• **SHORT PROBLEM**: Copy the data precisely, character for character, and leave out every picture.

• **DATA EXCERPT**:
● ● ● ● ●

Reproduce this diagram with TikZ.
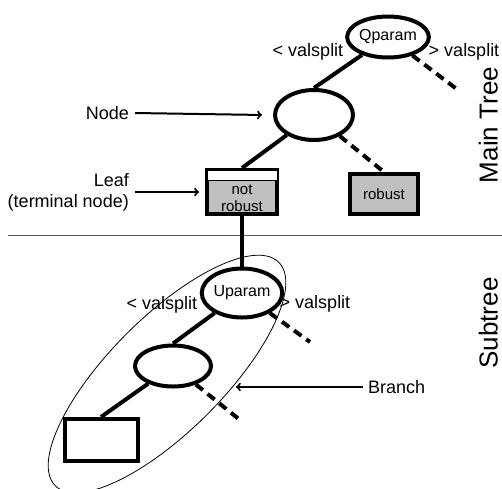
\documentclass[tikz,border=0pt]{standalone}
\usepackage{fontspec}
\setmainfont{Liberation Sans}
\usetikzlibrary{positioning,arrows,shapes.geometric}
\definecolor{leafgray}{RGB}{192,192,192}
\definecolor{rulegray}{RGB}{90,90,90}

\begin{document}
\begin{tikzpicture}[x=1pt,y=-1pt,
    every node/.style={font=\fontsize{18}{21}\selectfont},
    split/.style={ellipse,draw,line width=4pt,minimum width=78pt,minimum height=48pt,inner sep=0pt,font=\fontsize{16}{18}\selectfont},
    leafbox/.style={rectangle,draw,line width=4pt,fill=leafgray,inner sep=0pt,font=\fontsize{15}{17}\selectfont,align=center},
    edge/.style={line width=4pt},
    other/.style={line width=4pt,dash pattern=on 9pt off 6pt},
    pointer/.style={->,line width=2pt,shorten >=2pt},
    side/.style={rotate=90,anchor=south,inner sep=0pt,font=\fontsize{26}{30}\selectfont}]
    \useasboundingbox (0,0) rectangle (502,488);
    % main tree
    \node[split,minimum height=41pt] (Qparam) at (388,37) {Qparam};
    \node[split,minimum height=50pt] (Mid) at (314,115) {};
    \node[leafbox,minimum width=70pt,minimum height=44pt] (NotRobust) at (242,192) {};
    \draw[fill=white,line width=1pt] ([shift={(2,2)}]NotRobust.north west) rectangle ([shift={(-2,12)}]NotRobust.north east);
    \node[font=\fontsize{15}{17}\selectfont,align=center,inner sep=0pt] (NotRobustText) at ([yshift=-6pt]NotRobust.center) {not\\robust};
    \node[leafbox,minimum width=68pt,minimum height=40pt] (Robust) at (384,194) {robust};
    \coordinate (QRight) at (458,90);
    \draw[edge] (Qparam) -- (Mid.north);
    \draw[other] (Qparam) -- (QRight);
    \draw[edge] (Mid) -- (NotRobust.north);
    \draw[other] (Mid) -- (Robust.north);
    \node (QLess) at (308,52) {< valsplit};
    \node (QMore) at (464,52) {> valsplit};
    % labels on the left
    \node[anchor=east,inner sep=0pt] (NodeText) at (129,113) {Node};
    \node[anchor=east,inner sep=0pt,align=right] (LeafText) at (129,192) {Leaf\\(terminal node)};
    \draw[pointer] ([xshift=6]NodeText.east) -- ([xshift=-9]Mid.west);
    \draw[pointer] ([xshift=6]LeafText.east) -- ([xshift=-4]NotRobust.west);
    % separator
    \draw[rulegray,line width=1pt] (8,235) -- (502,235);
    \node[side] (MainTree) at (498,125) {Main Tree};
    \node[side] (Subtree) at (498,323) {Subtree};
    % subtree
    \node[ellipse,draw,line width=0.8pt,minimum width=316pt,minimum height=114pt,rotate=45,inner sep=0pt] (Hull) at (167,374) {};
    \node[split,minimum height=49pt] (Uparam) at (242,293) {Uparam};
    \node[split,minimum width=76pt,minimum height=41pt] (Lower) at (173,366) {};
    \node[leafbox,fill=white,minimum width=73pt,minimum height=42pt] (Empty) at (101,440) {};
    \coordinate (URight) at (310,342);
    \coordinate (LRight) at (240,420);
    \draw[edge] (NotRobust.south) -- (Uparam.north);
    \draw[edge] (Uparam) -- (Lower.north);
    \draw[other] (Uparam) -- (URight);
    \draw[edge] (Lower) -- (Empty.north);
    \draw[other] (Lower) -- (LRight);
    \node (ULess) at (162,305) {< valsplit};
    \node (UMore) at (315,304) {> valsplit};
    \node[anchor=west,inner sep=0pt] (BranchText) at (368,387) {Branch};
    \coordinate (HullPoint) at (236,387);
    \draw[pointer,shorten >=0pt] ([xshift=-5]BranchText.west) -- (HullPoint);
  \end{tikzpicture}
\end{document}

● ● ● ● ●

• **THE COMPLETED TASK**:
Reproduce this diagram with TikZ.
\documentclass[tikz,border=0pt]{standalone}
\usepackage{fontspec}
\setmainfont{Liberation Sans}
\usetikzlibrary{positioning,arrows,shapes.geometric}
\definecolor{leafgray}{RGB}{192,192,192}
\definecolor{rulegray}{RGB}{90,90,90}

\begin{document}
\begin{tikzpicture}[x=1pt,y=-1pt,
    every node/.style={font=\fontsize{18}{21}\selectfont},
    split/.style={ellipse,draw,line width=4pt,minimum width=78pt,minimum height=48pt,inner sep=0pt,font=\fontsize{16}{18}\selectfont},
    leafbox/.style={rectangle,draw,line width=4pt,fill=leafgray,inner sep=0pt,font=\fontsize{15}{17}\selectfont,align=center},
    edge/.style={line width=4pt},
    other/.style={line width=4pt,dash pattern=on 9pt off 6pt},
    pointer/.style={->,line width=2pt,shorten >=2pt},
    side/.style={rotate=90,anchor=south,inner sep=0pt,font=\fontsize{26}{30}\selectfont}]
    \useasboundingbox (0,0) rectangle (502,488);
    % main tree
    \node[split,minimum height=41pt] (Qparam) at (388,37) {Qparam};
    \node[split,minimum height=50pt] (Mid) at (314,115) {};
    \node[leafbox,minimum width=70pt,minimum height=44pt] (NotRobust) at (242,192) {};
    \draw[fill=white,line width=1pt] ([shift={(2,2)}]NotRobust.north west) rectangle ([shift={(-2,12)}]NotRobust.north east);
    \node[font=\fontsize{15}{17}\selectfont,align=center,inner sep=0pt] (NotRobustText) at ([yshift=-6pt]NotRobust.center) {not\\robust};
    \node[leafbox,minimum width=68pt,minimum height=40pt] (Robust) at (384,194) {robust};
    \coordinate (QRight) at (458,90);
    \draw[edge] (Qparam) -- (Mid.north);
    \draw[other] (Qparam) -- (QRight);
    \draw[edge] (Mid) -- (NotRobust.north);
    \draw[other] (Mid) -- (Robust.north);
    \node (QLess) at (308,52) {< valsplit};
    \node (QMore) at (464,52) {> valsplit};
    % labels on the left
    \node[anchor=east,inner sep=0pt] (NodeText) at (129,113) {Node};
    \node[anchor=east,inner sep=0pt,align=right] (LeafText) at (129,192) {Leaf\\(terminal node)};
    \draw[pointer] ([xshift=6]NodeText.east) -- ([xshift=-9]Mid.west);
    \draw[pointer] ([xshift=6]LeafText.east) -- ([xshift=-4]NotRobust.west);
    % separator
    \draw[rulegray,line width=1pt] (8,235) -- (502,235);
    \node[side] (MainTree) at (498,125) {Main Tree};
    \node[side] (Subtree) at (498,323) {Subtree};
    % subtree
    \node[ellipse,draw,line width=0.8pt,minimum width=316pt,minimum height=114pt,rotate=45,inner sep=0pt] (Hull) at (167,374) {};
    \node[split,minimum height=49pt] (Uparam) at (242,293) {Uparam};
    \node[split,minimum width=76pt,minimum height=41pt] (Lower) at (173,366) {};
    \node[leafbox,fill=white,minimum width=73pt,minimum height=42pt] (Empty) at (101,440) {};
    \coordinate (URight) at (310,342);
    \coordinate (LRight) at (240,420);
    \draw[edge] (NotRobust.south) -- (Uparam.north);
    \draw[edge] (Uparam) -- (Lower.north);
    \draw[other] (Uparam) -- (URight);
    \draw[edge] (Lower) -- (Empty.north);
    \draw[other] (Lower) -- (LRight);
    \node (ULess) at (162,305) {< valsplit};
    \node (UMore) at (315,304) {> valsplit};
    \node[anchor=west,inner sep=0pt] (BranchText) at (368,387) {Branch};
    \coordinate (HullPoint) at (236,387);
    \draw[pointer,shorten >=0pt] ([xshift=-5]BranchText.west) -- (HullPoint);
  \end{tikzpicture}
\end{document}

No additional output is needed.